O quanto nós sabemos do que sabemos? O quanto do nosso conhecimento é realmente nosso?

Por exemplo, em uma escala de 0 a 10, como você classificaria o seu conhecimento sobre como funciona uma descarga de privada? Se tiver se dado uma nota alta (quase todo mundo se dá), agora tente descrever para si mesma, sem olhar na internet e sem consultar nada, com o máximo de detalhes possível, esse funcionamento: o que acontece de fato quando se aperta o botão?, qual é o mecanismo?, etc. Nesse momento, a maioria das pessoas se dá conta que realmente não faz ideia como funciona uma privada. Aliás, não sabemos. Eu também não sei. E sim, eu também achava que sabia.

(Exemplo de uma boa descrição, escrita por Fernando Badô e publicada no site da revista Superinteressante em 18 de abril de 2011: “O primeiro componente essencial ao funcionamento de uma privada é o sifão. Esse tubo curvado faz com que o nível de água no vaso fique sempre constante. Se você fizer xixi, por exemplo, a água sobe até a curva do tubo e depois já escorre para o esgoto. Hora do aperto: alguém apertou a descarga. O botão aciona um sistema de alavancas que puxa um tampão no fundo da caixa d’água da privada. Com o buraco aberto na base da caixa d’água, a água escorre em direção ao vaso com toda a velocidade. A água liberada pela descarga percorre um cano circular, construído na própria cerâmica do vaso sanitário. Esse cano é todo furadinho, o que faz com que a água seja despejada igualmente por toda a volta do vaso para limpar as paredes internas da porcelana. A força da descarga cria um redemoinho na água da privada, fazendo com que toda a sujeira seja varrida do vaso e procure um lugar para onde escoar. A única saída para os 6,8 litros de água e excrementos é seguir em direção ao sifão. A energia do jato de água faz com que a água da descarga flua rapidamente pelo sifão, levando os detritos embora. Depois, a água volta a ficar na mesma altura no sifão e no vaso, mantendo o nível da água constante e impedindo que o cheiro do esgoto invada o banheiro. Depois da descarga, é hora de encher de novo. Com o tampão já de volta ao fundo da caixa d’água, a água começa a preencher o recipiente até que uma alavanca presa a uma boia trave a entrada de água, interrompendo o enchimento quando ela estiver cheia.”)

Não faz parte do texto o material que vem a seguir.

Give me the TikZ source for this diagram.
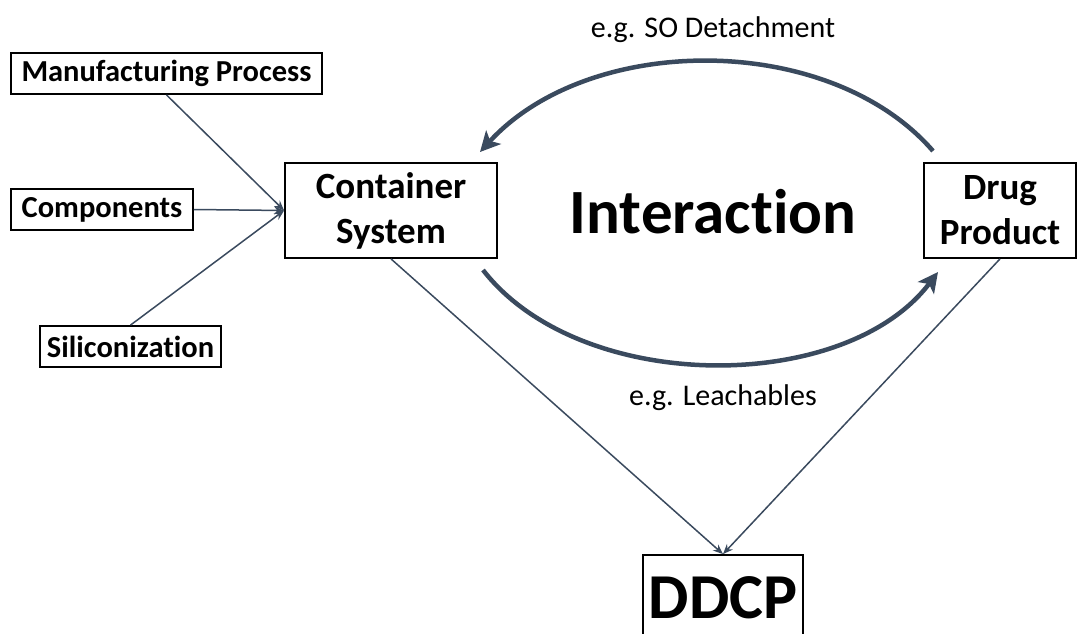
\documentclass[tikz,border=0pt]{standalone}
\usepackage{fontspec}
\setmainfont{Carlito}[Ligatures=NoCommon]
\usetikzlibrary{arrows.meta}
\definecolor{arr}{HTML}{3A4A5E}
\tikzset{
  box/.style={draw=black, line width=1.8pt, inner sep=0pt, align=center, font=\bfseries\fontsize{30.5}{30.5}\selectfont},
  bigbox/.style={box, font=\bfseries\fontsize{37}{45}\selectfont},
  thin/.style={draw=arr, line width=1.5pt, -{Stealth[length=10pt,width=8pt]}},
  thick/.style={draw=arr, line width=4.5pt, -{Stealth[length=20pt,width=20pt,inset=5pt]}},
  lbl/.style={font=\fontsize{30}{30}\selectfont, inner sep=0pt}
}
\begin{document}
\begin{tikzpicture}[x=1pt,y=-1pt]
\useasboundingbox (0,0) rectangle (1077,634);
\clip (0,0) rectangle (1077,634);
\node[box, minimum width=311pt, minimum height=41pt] (mp) at (166.5,73.5) {Manufacturing Process};
\node[box, minimum width=182pt, minimum height=41pt] (comp) at (102,209.5) {Components};
\node[box, minimum width=181pt, minimum height=41pt] (sil) at (130.5,346.5) {Siliconization};
\node[bigbox, minimum width=212pt, minimum height=95pt] (cs) at (391,210.5) {Container\\System};
\node[bigbox, minimum width=152pt, minimum height=95pt] (dp) at (1000,210.5) {Drug\\Product};
\node[box, minimum width=160pt, minimum height=86pt, font=\bfseries\fontsize{64}{70}\selectfont] (dd) at (723,598) {DDCP};
\node[font=\bfseries\fontsize{63}{70}\selectfont, inner sep=0pt] (int) at (713,212) {Interaction};
\node[lbl] (so) at (713,30) {e.g. SO Detachment};
\node[lbl] (le) at (723,398) {e.g. Leachables};
\draw[thin] (mp.south) -- (cs.west);
\draw[thin] (comp.east) -- (cs.west);
\draw[thin] (sil.north) -- (cs.west);
\draw[thin] (cs.south) -- (dd.north);
\draw[thin] (dp.south) -- (dd.north);
\coordinate (t1) at (933,151);
\coordinate (t2) at (480,152);
\coordinate (b1) at (483,270);
\coordinate (b2) at (938,272);
\draw[thick] (t1) .. controls (830,32) and (590,32) .. (t2);
\draw[thick] (b1) .. controls (580,395) and (845,395) .. (b2);
\end{tikzpicture}
\end{document}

O fato de usarmos privadas todos os dias cria em nós uma falsa sensação de que “sabemos” como a descarga funciona. Na verdade, sabemos só que temos que apertar o botão para obter o efeito desejado, e praticamente mais nada. Outras pessoas, poucas pessoas, detém esse conhecimento e, graças a elas, todas nós usufruímos dele.

Nossa inteligência, nossa verdadeira inteligência, não reside em nossos cérebros individuais, mas sim na nossa mente coletiva. Para funcionarmos enquanto pessoas, dependemos não só do conhecimento depositado em nossos cérebros, mas, especialmente, nos conhecimentos depositados nos cérebros de outras pessoas. Em uma sociedade complexa como a nossa, nenhuma única pessoa conseguiria dominar nem cada detalhe de uma única coisa, nem das menores. Até os objetos mais simples exigem uma vasta e complexa rede de conhecimentos para serem idealizados, fabricados, testados, transportados, utilizados, descartados.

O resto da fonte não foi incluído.